--- Set exercise ---
Copy out, from the entries below, each line holding the string "diagram".
--- --- ---
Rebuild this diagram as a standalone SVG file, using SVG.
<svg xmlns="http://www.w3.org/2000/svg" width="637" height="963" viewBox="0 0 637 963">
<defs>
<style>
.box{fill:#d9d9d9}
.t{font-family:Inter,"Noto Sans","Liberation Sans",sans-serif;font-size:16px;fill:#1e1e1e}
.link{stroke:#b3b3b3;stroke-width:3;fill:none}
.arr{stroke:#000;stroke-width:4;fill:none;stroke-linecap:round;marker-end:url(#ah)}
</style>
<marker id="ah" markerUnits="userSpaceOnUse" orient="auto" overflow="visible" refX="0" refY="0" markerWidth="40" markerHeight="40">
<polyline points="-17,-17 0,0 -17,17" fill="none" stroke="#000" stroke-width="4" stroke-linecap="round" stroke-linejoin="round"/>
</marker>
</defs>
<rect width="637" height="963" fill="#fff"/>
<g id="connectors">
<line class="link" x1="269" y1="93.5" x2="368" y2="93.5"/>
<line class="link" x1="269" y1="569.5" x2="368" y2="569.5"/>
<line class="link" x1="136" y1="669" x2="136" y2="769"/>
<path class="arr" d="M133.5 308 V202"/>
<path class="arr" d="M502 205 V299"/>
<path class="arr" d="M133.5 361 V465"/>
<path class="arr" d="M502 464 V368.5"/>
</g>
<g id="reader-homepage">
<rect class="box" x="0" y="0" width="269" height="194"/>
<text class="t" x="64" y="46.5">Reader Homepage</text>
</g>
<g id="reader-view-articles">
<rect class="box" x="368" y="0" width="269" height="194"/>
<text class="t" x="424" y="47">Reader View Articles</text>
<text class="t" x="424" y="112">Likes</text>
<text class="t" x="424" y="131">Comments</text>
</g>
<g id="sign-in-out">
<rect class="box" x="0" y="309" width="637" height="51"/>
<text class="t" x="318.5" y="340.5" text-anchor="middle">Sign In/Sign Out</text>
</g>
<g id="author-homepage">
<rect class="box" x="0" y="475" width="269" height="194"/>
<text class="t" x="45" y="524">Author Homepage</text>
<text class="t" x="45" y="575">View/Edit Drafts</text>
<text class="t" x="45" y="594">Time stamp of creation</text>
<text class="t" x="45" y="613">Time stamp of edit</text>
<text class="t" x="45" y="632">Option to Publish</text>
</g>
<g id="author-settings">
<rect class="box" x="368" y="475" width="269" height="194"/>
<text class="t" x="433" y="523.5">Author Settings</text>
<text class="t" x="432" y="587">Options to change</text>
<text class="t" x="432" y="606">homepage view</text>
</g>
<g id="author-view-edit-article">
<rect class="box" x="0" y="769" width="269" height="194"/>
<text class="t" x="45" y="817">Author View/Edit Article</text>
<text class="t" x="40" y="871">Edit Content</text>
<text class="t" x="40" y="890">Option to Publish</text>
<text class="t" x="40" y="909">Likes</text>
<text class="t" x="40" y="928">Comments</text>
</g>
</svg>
--- --- ---
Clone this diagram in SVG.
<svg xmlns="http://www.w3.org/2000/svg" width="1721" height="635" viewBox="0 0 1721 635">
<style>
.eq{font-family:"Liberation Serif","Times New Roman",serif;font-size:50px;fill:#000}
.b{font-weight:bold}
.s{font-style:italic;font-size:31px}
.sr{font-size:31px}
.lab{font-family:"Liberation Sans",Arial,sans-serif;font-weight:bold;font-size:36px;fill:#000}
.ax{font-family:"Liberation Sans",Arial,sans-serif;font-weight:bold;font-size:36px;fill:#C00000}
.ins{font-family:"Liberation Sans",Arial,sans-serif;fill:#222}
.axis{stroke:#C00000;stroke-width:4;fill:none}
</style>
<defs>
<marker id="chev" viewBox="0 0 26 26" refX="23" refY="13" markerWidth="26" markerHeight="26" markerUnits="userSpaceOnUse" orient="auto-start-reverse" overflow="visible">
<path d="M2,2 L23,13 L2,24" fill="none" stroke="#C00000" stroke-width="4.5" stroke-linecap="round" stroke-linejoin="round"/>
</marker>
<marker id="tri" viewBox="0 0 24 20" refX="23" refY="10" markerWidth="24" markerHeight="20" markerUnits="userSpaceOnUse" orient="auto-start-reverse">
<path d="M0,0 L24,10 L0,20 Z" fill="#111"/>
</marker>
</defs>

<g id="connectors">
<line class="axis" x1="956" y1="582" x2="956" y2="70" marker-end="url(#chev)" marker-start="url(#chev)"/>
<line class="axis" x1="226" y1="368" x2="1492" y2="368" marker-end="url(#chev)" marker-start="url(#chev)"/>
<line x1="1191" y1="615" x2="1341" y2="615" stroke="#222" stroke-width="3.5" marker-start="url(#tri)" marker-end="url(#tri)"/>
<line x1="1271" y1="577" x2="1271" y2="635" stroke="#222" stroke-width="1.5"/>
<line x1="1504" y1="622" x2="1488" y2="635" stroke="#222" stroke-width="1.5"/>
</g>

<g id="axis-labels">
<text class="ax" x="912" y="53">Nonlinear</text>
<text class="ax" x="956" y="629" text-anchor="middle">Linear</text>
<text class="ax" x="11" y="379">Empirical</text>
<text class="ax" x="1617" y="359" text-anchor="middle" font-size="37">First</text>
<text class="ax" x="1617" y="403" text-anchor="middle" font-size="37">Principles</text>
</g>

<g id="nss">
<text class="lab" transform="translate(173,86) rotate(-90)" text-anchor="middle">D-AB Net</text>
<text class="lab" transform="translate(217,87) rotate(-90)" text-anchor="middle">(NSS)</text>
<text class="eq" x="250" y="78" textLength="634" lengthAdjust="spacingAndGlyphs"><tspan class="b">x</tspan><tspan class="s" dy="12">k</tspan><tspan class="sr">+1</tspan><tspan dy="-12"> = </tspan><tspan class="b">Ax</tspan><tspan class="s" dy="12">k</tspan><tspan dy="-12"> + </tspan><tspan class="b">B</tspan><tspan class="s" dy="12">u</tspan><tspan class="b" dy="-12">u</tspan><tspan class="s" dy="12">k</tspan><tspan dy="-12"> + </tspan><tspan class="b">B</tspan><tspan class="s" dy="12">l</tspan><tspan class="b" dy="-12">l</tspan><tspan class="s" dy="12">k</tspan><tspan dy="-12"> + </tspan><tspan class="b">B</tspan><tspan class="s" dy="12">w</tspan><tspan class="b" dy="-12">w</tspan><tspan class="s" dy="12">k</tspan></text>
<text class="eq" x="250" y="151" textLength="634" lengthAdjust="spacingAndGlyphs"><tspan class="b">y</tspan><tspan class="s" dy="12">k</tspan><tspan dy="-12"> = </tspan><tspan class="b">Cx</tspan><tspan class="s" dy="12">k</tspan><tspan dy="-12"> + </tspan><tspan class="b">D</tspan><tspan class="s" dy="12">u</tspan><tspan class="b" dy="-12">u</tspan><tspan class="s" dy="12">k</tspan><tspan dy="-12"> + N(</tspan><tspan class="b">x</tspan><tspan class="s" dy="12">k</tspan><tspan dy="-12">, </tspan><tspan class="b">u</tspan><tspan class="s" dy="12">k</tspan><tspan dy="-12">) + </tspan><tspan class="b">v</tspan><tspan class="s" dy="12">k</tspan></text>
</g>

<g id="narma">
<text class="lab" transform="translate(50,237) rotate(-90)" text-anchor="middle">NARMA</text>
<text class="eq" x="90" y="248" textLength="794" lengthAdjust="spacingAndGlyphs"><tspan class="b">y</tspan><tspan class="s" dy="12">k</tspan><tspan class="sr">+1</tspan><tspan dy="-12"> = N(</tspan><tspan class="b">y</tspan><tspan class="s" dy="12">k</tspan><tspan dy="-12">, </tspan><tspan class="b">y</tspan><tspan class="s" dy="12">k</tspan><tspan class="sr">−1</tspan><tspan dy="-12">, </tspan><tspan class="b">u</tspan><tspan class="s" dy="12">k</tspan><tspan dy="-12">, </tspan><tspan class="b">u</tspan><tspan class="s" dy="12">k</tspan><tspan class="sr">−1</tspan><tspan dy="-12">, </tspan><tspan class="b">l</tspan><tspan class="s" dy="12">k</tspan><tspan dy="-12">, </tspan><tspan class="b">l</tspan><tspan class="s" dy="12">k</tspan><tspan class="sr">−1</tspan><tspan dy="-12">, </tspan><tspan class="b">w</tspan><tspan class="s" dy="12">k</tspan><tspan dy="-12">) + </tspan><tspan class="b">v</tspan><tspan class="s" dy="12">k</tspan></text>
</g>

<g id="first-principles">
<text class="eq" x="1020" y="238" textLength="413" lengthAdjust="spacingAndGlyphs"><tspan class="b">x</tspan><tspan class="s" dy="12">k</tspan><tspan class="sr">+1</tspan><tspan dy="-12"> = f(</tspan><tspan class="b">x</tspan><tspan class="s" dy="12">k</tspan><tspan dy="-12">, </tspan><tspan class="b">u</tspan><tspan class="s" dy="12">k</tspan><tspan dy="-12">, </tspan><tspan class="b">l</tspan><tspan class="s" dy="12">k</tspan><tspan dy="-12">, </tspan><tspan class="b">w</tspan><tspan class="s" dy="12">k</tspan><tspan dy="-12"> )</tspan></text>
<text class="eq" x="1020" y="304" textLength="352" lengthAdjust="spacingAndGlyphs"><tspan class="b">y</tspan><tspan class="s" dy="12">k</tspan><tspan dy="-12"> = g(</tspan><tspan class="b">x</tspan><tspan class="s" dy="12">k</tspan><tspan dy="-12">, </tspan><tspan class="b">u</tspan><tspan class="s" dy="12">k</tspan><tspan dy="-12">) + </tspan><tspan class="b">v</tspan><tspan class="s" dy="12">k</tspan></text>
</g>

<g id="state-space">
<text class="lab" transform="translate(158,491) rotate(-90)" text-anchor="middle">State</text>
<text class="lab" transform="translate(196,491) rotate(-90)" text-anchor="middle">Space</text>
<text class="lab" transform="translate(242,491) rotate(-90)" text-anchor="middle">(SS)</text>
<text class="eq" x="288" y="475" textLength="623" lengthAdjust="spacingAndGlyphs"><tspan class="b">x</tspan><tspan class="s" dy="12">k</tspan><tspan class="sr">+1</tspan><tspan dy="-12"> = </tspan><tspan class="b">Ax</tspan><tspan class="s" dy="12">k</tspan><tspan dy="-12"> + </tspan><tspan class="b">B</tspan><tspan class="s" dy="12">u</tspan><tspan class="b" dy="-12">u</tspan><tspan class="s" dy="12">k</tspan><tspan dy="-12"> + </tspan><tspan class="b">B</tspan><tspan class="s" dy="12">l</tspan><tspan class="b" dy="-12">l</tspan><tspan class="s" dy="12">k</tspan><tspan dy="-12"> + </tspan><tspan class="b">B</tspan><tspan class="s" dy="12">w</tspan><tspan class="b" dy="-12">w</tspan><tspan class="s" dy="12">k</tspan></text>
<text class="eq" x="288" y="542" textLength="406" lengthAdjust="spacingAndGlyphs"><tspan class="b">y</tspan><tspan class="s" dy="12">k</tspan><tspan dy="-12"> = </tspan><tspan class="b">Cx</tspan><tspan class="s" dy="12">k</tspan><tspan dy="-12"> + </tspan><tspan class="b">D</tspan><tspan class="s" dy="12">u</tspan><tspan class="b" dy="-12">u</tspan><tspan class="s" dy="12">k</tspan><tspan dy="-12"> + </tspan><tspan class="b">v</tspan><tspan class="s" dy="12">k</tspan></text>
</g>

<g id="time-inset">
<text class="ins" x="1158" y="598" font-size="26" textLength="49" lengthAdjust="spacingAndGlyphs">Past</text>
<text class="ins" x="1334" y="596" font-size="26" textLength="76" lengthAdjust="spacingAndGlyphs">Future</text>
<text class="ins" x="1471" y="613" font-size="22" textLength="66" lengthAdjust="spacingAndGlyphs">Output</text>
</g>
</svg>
--- --- ---
--- The result ---
Rebuild this diagram as a standalone SVG file, using SVG.
Clone this diagram in SVG.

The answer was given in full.